Monday 26 July 2010

Task-free Information.

So why is it our particular younger gens know the names and histories of the famous as assiduously as a racehorse trainer knows the lineages of his stabled stallions? What earthly point is there in filling one’s brain with the career histories of actors? These thesps who after years of struggle finally managed to hitch onto the TV gravy train and began appearing in everything? If one was really interested in the underpinnings of talent one would be also curious about they stints in drama school, Burger King and call centres. But no, it only extends to their bit parts in Sex and the City or being second from the left in an X Factor boy band. It’s as if one’s personal history is plotted by these career arcs; as if one is aging on the back of people you don’t know and will never meet acting make-believe characters who fought dragons or implausible plot lines you never quite got. This as I understand it is useless information of the highest order and utterly unworthy of assigning brain cells to. It’s as if useless information is the new knowledge base, the product of our super highway interconnectivity.

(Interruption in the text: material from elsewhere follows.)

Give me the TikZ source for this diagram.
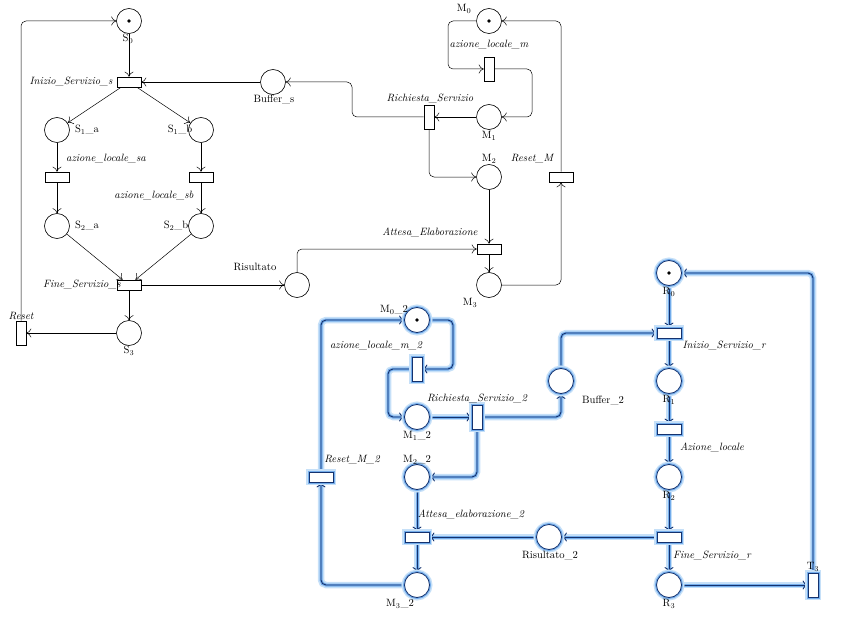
\documentclass[tikz,border=0pt]{standalone}
\usepackage{tikz}
\usetikzlibrary{arrows.meta,backgrounds}
\definecolor{haloout}{RGB}{198,224,248}
\definecolor{halomid}{RGB}{115,172,235}
\definecolor{halocore}{RGB}{20,50,110}
\newcommand{\lblsize}{\fontsize{10.6}{12}\selectfont}

\begin{document}
\begin{tikzpicture}[x=1pt,y=-1pt,font=\lblsize,
  place/.style={circle,draw,fill=white,minimum size=25pt,inner sep=0pt,line width=0.6pt},
  trh/.style={rectangle,draw,fill=white,minimum width=24pt,minimum height=10pt,inner sep=0pt,line width=0.6pt},
  trv/.style={rectangle,draw,fill=white,minimum width=10pt,minimum height=24pt,inner sep=0pt,line width=0.6pt},
  arc/.style={-{To[length=5pt,width=9pt]},rounded corners=5pt,line width=0.5pt},
  hl/.style={preaction={draw=haloout,line width=6pt},preaction={draw=halomid,line width=3pt},draw=halocore,line width=0.8pt},
  hlarc/.style={arc,preaction={draw=haloout,line width=6.5pt,-},preaction={draw=halomid,line width=3pt,-},draw=halocore,line width=0.9pt},
  tlbl/.style={font=\lblsize\itshape,inner sep=0pt},
  plbl/.style={inner sep=0pt}
]
  \useasboundingbox (0,0) rectangle (859,623);

  % server net
  \node[place] (S0) at (129,21) {};
  \node[trh] (Inizio_s) at (129,82) {};
  \node[place] (Buffer_s) at (273,82) {};
  \node[place] (S1a) at (57,130) {};
  \node[place] (S1b) at (201,130) {};
  \node[trh] (Az_sa) at (57,177) {};
  \node[trh] (Az_sb) at (201,177) {};
  \node[place] (S2a) at (57,226) {};
  \node[place] (S2b) at (201,226) {};
  \node[trh] (Fine_s) at (129,285) {};
  \node[place] (S3) at (129,333) {};
  \node[trv] (Reset) at (21,333) {};
  \node[place] (Risultato) at (297,285) {};

  \node[plbl] (S0_l) at (128,39) {S\textsubscript{0}};
  \node[tlbl] (Inizio_s_l) at (71,82) {Inizio\_Servizio\_s};
  \node[plbl] (Buffer_s_l) at (274,99) {Buffer\_s};
  \node[plbl] (S1a_l) at (87,130) {S\textsubscript{1}\_a};
  \node[plbl] (S1b_l) at (180,130) {S\textsubscript{1}\_b};
  \node[tlbl] (Az_sa_l) at (106,159) {azione\_locale\_sa};
  \node[tlbl] (Az_sb_l) at (154,196) {azione\_locale\_sb};
  \node[plbl] (S2a_l) at (87,226) {S\textsubscript{2}\_a};
  \node[plbl] (S2b_l) at (176,226) {S\textsubscript{2}\_b};
  \node[tlbl] (Fine_s_l) at (82,285) {Fine\_Servizio\_s};
  \node[plbl] (S3_l) at (129,351) {S\textsubscript{3}};
  \node[tlbl] (Reset_l) at (21,316) {Reset};
  \node[plbl] (Risultato_l) at (255,267) {Risultato};

  % machine net
  \node[place] (M0) at (489,21) {};
  \node[trv] (Az_m) at (489,69) {};
  \node[place] (M1) at (489,117) {};
  \node[trv] (Rich) at (429,117) {};
  \node[place] (M2) at (489,177) {};
  \node[trh] (ResetM) at (561,177) {};
  \node[trh] (Attesa) at (489,249) {};
  \node[place] (M3) at (489,285) {};

  \node[plbl] (M0_l) at (464,9) {M\textsubscript{0}};
  \node[tlbl] (Az_m_l) at (489,45) {azione\_locale\_m};
  \node[plbl] (M1_l) at (489,136) {M\textsubscript{1}};
  \node[tlbl] (Rich_l) at (430,99) {Richiesta\_Servizio};
  \node[plbl] (M2_l) at (489,159) {M\textsubscript{2}};
  \node[tlbl] (ResetM_l) at (532,159) {Reset\_M};
  \node[tlbl] (Attesa_l) at (430,232) {Attesa\_Elaborazione};
  \node[plbl] (M3_l) at (470,303) {M\textsubscript{3}};

  % second machine net (selected)
  \node[place,hl] (M0_2) at (417,320) {};
  \node[trv,hl] (Az_m2) at (417,369) {};
  \node[place,hl] (M1_2) at (417,417) {};
  \node[trv,hl] (Rich_2) at (477,417) {};
  \node[place,hl] (Buffer_2) at (561,381) {};
  \node[place,hl] (M2_2) at (417,477) {};
  \node[trh,hl] (Att_2) at (417,537) {};
  \node[place,hl] (M3_2) at (417,585) {};
  \node[trh,hl] (ResetM2) at (321,477) {};
  \node[place,hl] (Risultato_2) at (549,537) {};

  \node[plbl] (M0_2_l) at (394,310) {M\textsubscript{0}\_2};
  \node[tlbl] (Az_m2_l) at (376,346) {azione\_locale\_m\_2};
  \node[plbl] (M1_2_l) at (417,436) {M\textsubscript{1}\_2};
  \node[tlbl] (Rich_2_l) at (477,399) {Richiesta\_Servizio\_2};
  \node[plbl] (Buffer_2_l) at (603,400) {Buffer\_2};
  \node[plbl] (M2_2_l) at (417,460) {M\textsubscript{2}\_2};
  \node[tlbl] (ResetM2_l) at (352,460) {Reset\_M\_2};
  \node[tlbl] (Att_2_l) at (471,514) {Attesa\_elaborazione\_2};
  \node[plbl] (M3_2_l) at (400,604) {M\textsubscript{3}\_2};
  \node[plbl] (Risultato_2_l) at (550,556) {Risultato\_2};

  % resource net (selected)
  \node[place,hl] (R0) at (669,273) {};
  \node[trh,hl] (Inizio_r) at (669,333) {};
  \node[place,hl] (R1) at (669,381) {};
  \node[trh,hl] (Az_loc) at (669,429) {};
  \node[place,hl] (R2) at (669,477) {};
  \node[trh,hl] (Fine_r) at (669,537) {};
  \node[place,hl] (R3) at (669,585) {};
  \node[trv,hl] (T3) at (813,585) {};

  \node[plbl] (R0_l) at (669,292) {R\textsubscript{0}};
  \node[tlbl] (Inizio_r_l) at (724,346) {Inizio\_Servizio\_r};
  \node[plbl] (R1_l) at (669,400) {R\textsubscript{1}};
  \node[tlbl] (Az_loc_l) at (712,447) {Azione\_locale};
  \node[plbl] (R2_l) at (669,496) {R\textsubscript{2}};
  \node[tlbl] (Fine_r_l) at (712,555) {Fine\_Servizio\_r};
  \node[plbl] (R3_l) at (669,604) {R\textsubscript{3}};
  \node[plbl] (T3_l) at (813,567) {T\textsubscript{3}};

  % tokens
  \foreach \p in {S0,M0,M0_2,R0}
    \fill (\p.center) circle (1.8pt);

  \begin{scope}[on background layer]
    \draw[arc] (S0) -- (Inizio_s);
    \draw[arc] (Buffer_s) -- (Inizio_s);
    \draw[arc] (Inizio_s) -- (S1a);
    \draw[arc] (Inizio_s) -- (S1b);
    \draw[arc] (S1a) -- (Az_sa);
    \draw[arc] (Az_sa) -- (S2a);
    \draw[arc] (S1b) -- (Az_sb);
    \draw[arc] (Az_sb) -- (S2b);
    \draw[arc] (S2a) -- (Fine_s);
    \draw[arc] (S2b) -- (Fine_s);
    \draw[arc] (Fine_s) -- (S3);
    \draw[arc] (Fine_s) -- (Risultato);
    \draw[arc] (S3) -- (Reset);
    \draw[arc] (Reset) |- (S0);
    \draw[arc] (Risultato) |- (Attesa);

    \draw[arc] (M0) -- ++(-41,0) |- (Az_m);
    \draw[arc] (Az_m) -- ++(43,0) |- (M1);
    \draw[arc] (M1) -- (Rich);
    \draw[arc] (Rich) -- ++(-77,0) |- (Buffer_s);
    \draw[arc] (Rich) |- (M2);
    \draw[arc] (M2) -- (Attesa);
    \draw[arc] (Attesa) -- (M3);
    \draw[arc] (M3) -| (ResetM);
    \draw[arc] (ResetM) |- (M0);

    \draw[hlarc] (M0_2) -- ++(36,0) |- (Az_m2);
    \draw[hlarc] (Az_m2) -- ++(-29,0) |- (M1_2);
    \draw[hlarc] (M1_2) -- (Rich_2);
    \draw[hlarc] (Rich_2) -| (Buffer_2);
    \draw[hlarc] (Buffer_2) |- (Inizio_r);
    \draw[hlarc] (Rich_2) |- (M2_2);
    \draw[hlarc] (M2_2) -- (Att_2);
    \draw[hlarc] (Att_2) -- (M3_2);
    \draw[hlarc] (M3_2) -| (ResetM2);
    \draw[hlarc] (ResetM2) |- (M0_2);
    \draw[hlarc] (Risultato_2) -- (Att_2);

    \draw[hlarc] (R0) -- (Inizio_r);
    \draw[hlarc] (Inizio_r) -- (R1);
    \draw[hlarc] (R1) -- (Az_loc);
    \draw[hlarc] (Az_loc) -- (R2);
    \draw[hlarc] (R2) -- (Fine_r);
    \draw[hlarc] (Fine_r) -- (Risultato_2);
    \draw[hlarc] (Fine_r) -- (R3);
    \draw[hlarc] (R3) -- (T3);
    \draw[hlarc] (T3) |- (R0);
  \end{scope}
\end{tikzpicture}
\end{document}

It fulfils the necessary requirements of ‘information’ yet doesn’t include the inconvenient downside of having to do anything meaningful or useful with it. If one learns to plumb in a sink one will sooner or later be lumbered with hours of being moistly inverted attempting to make a watertight joint without burning the house down. If one’s knowledge lies elsewhere, like knowing Johnny Depp played a bit part in Home and Away circa 1997, one can justifiably leave actual work to others. If one doesn’t know where the supermarket is how on earth can one be expected to do the weekly shop?